Tag Archives: inequality

What are we actually measuring?

                                                                                                                                                                                                                                                          Post by Ejike Udeogu       

In the article published by the Economist (12 April, 2014), Nigeria was remarked to have overtaken South Africa as the biggest economy in Africa; as a result of her GDP revision. The value of Nigeria’s gross domestic output surpassed South Africa’s by over $150 billion. Unarguably, as the report also pointed out, the revised GDP paints a truer picture of Nigeria’s economy, albeit only on the final gross national output. The gross national output or product (GDP), as defined by the OECD, is the aggregate measure of the sum of the gross values added by all resident institutional units engaged in production in a given year. Nowadays, this measure is often used by economists to measure the so called ‘economic growth’. The GDP estimates are now commonly used to measure the economic performance of a whole country. In economics jargon therefore, Nigeria’s economy  is ‘growing’. 

Nevertheless, in the midst of these heightened economic growths, the truth is that a large proportion of the population are still living in abject poverty. Over 60% of Nigerians live below $1.25 a day (according to World Bank’s 2013 estimate). In reality though, over 80% of Nigerians are living below $2 a day. Though national unemployment is shown to be in the mid-twenties, the real fact is that youth’s (15s-25s) unemployment rate is in the mid-fifties (that is five out of every ten youths are probably unemployed). Furthermore, the country’s manufacturing capacity utilisation is ominously appalling. The manufacturing capacity utilisation has been consistently below the averages obtained in other emerging economies (Fig. 1). As a result, productivity is very low in the country.

Figure 1. Manufacturing capacity utilisation

     utilization

Also, the country is one of the most unequal societies in the world, with a Gini coefficient of 48.8%. Share of the national income derived from taxes on income of the highest ten per cent earners (a very small proportion of the population) have increased over the years (it is currently around 40% of the national income). While those from the majority (over 50%) of the population who are in the lowest 20% income bracket, constitute less than five per cent of national income (this has been declining over the years; see Fig. 2 below).

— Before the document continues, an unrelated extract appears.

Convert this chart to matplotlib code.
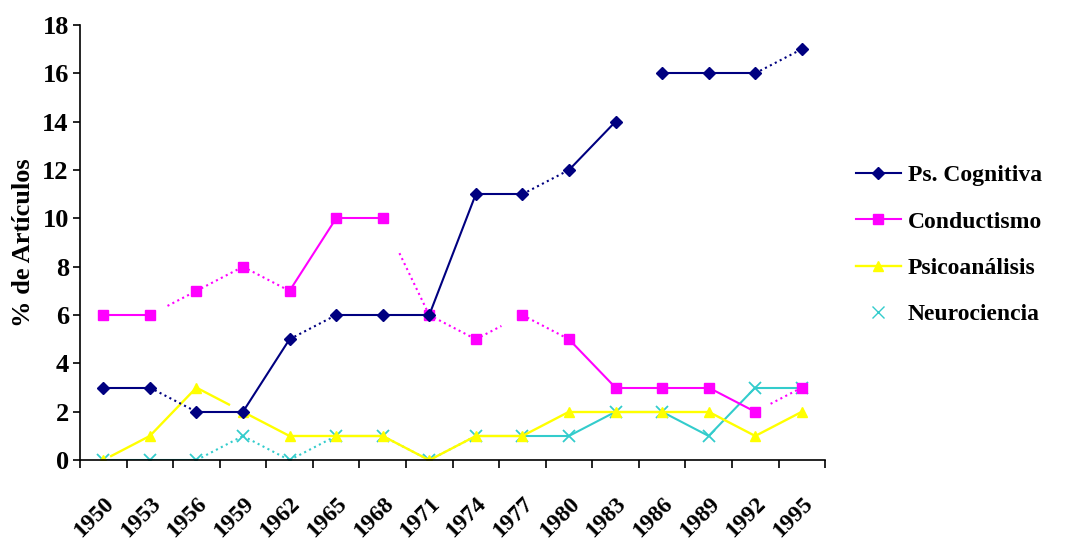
import matplotlib.pyplot as plt
import numpy as np

years = [1950, 1953, 1956, 1959, 1962, 1965, 1968, 1971,
         1974, 1977, 1980, 1983, 1986, 1989, 1992, 1995]

cognitiva = [3, 3, 2, 2, 5, 6, 6, 6, 11, 11, 12, 14, 16, 16, 16, 17]
conductismo = [6, 6, 7, 8, 7, 10, 10, 6, 5, 6, 5, 3, 3, 3, 2, 3]
psicoanalisis = [0, 1, 3, 2, 1, 1, 1, 0, 1, 1, 2, 2, 2, 2, 1, 2]
neurociencia = [0, 0, 0, 1, 0, 1, 1, 0, 1, 1, 1, 2, 2, 1, 3, 3]

# segment look of the scanned original: (linestyle, start fraction, end fraction)
S, D = "-", ":"
cog_segs = [(S, 0, 1), (D, 0, 1), (S, 0, 1), (S, 0, 1), (D, 0, 1), (S, 0, 1),
            (S, 0, 1), (S, 0, 1), (S, 0, 1), (D, 0, 1), (S, 0, 1), None,
            (S, 0, 1), (S, 0, 1), (D, 0, 1)]
cond_segs = [(S, 0, 1), (D, 0.38, 1), (D, 0, 1), (D, 0, 1), (S, 0, 1), (S, 0, 1),
             (D, 0.36, 1), (D, 0, 1), (D, 0, 0.55), (D, 0, 1), (S, 0, 1),
             (S, 0, 1), (S, 0, 1), (S, 0, 1), (D, 0.33, 1)]
psi_segs = [(S, 0.17, 1), (S, 0, 1), (S, 0, 0.7), (S, 0, 1), (S, 0, 1), (S, 0, 1),
            (S, 0, 1), (S, 0, 1), (S, 0, 1), (S, 0, 1), (S, 0, 1), (S, 0, 1),
            (S, 0, 1), (S, 0, 1), (S, 0, 1)]
neu_segs = [(S, 0, 1), (S, 0, 1), (D, 0, 1), (D, 0, 1), (D, 0, 1), (S, 0, 1),
            (D, 0, 1), (D, 0, 1), (S, 0, 1), (S, 0, 1), (S, 0, 1), (S, 0, 1),
            (S, 0, 1), (S, 0, 1), (S, 0, 1)]

series = [
    ("Ps. Cognitiva", cognitiva, cog_segs, "#000080", "D", 6.5, 1.5),
    ("Conductismo", conductismo, cond_segs, "#FF00FF", "s", 6.5, 1.5),
    ("Psicoanálisis", psicoanalisis, psi_segs, "#FFFF00", "^", 7.5, 1.7),
    ("Neurociencia", neurociencia, neu_segs, "#33CCCC", "x", 8.5, 1.5),
]

plt.rcParams["font.family"] = ["Liberation Serif", "DejaVu Serif"]

fig = plt.figure(figsize=(10.66, 5.42), dpi=100)
ax = fig.add_axes([0.075, 0.151, 0.699, 0.803])

x = np.arange(len(years))
handles = []
for name, vals, segs, color, marker, ms, lw in reversed(series):
    for i, seg in enumerate(segs):
        if seg is None:
            continue
        style, f0, f1 = seg
        x0 = x[i] + f0
        x1 = x[i] + f1
        y0 = vals[i] + (vals[i + 1] - vals[i]) * f0
        y1 = vals[i] + (vals[i + 1] - vals[i]) * f1
        ax.plot([x0, x1], [y0, y1], color=color, linestyle=style, linewidth=lw)
    mew = 1.3 if marker == "x" else 1
    ax.plot(x, vals, linestyle="none", marker=marker, markersize=ms,
            color=color, markeredgewidth=mew)

for name, vals, segs, color, marker, ms, lw in series:
    ls = "none" if marker == "x" else "-"
    h, = ax.plot([], [], color=color, marker=marker, markersize=ms,
                 linestyle=ls, linewidth=lw, label=name)
    handles.append(h)

ax.set_xlim(-0.5, len(years) - 0.5)
ax.set_ylim(0, 18)
ax.set_yticks(range(0, 19, 2))
ax.set_xticks(x)
ax.set_xticklabels(years, rotation=45, ha="right", rotation_mode="anchor",
                   fontsize=17, fontweight="bold")
ax.set_xticks(np.arange(-0.5, len(years), 1), minor=True)
ax.tick_params(axis="x", which="major", length=0, pad=24)
ax.tick_params(axis="x", which="minor", length=6, width=1.2, direction="out")
ax.tick_params(axis="y", length=5, width=1.2, direction="out", labelsize=19,
               pad=3)
for lab in ax.get_yticklabels():
    lab.set_fontweight("bold")

ax.spines["top"].set_visible(False)
ax.spines["right"].set_visible(False)
ax.spines["left"].set_linewidth(1.2)
ax.spines["bottom"].set_linewidth(1.2)

ax.set_ylabel("% de Artículos", fontsize=19, fontweight="bold", labelpad=5)

leg = fig.legend(handles=handles, loc="center left",
                 bbox_to_anchor=(0.783, 0.548), frameon=False,
                 prop={"size": 17, "weight": "bold"}, handlelength=1.9,
                 labelspacing=1.05, handletextpad=0.3)

fig.savefig("out.png", dpi=100)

This shows that the income of the top ten per cent have been increasing whilst that of the lowest 20% have stagnated or decreased over the same periods.

      Figure 2. National income contribution

    inequality

More worrying is the rate of compensation to wage labourers. The rate of growth of compensations to wage labourers have fallen short of the rate of increases in prices. To emphasise, 100 Nigerian naira will buy less items these days than it could procure ten or even five years ago. The income compensation, measured against the increasing national output, paints a rather worrying picture (Fig. 3 below).

    Figure 3. Employee compensation (% of GDP)

    compensation

Therefore, in all these hullabaloo, what are we actually trying to measure? While the illusory indicator of growth, the GDP estimate is increasing, the real indicators of development – high employment rate, lower poverty levels, and decreasing income equality, still remain a mirage. The country may be a giant, but it is still poor. Nigeria ranks 153rd out of 187 countries in the UN’s Human Development Index. The country’s economic and social development still remain far below the average for poor countries. For instance, life expectancy at birth in Nigeria is only 52.3 years while the average for low income countries is 59.1 years. Under-five mortality rate is at 143 per 1,000 live births in Nigeria while for low income countries, the average is 110 per 1000.

Therefore, it is pertinent that policy makers in Nigeria are not deceived by the growing economy, for it is rather an illusion. Let Nigeria celebrate its new-found ephemeral status for a moment but then she needs to wake up and get hands-on with the task of addressing the real issues blighting her over 160 million people if she truly wants to live up as Africa’s numero uno.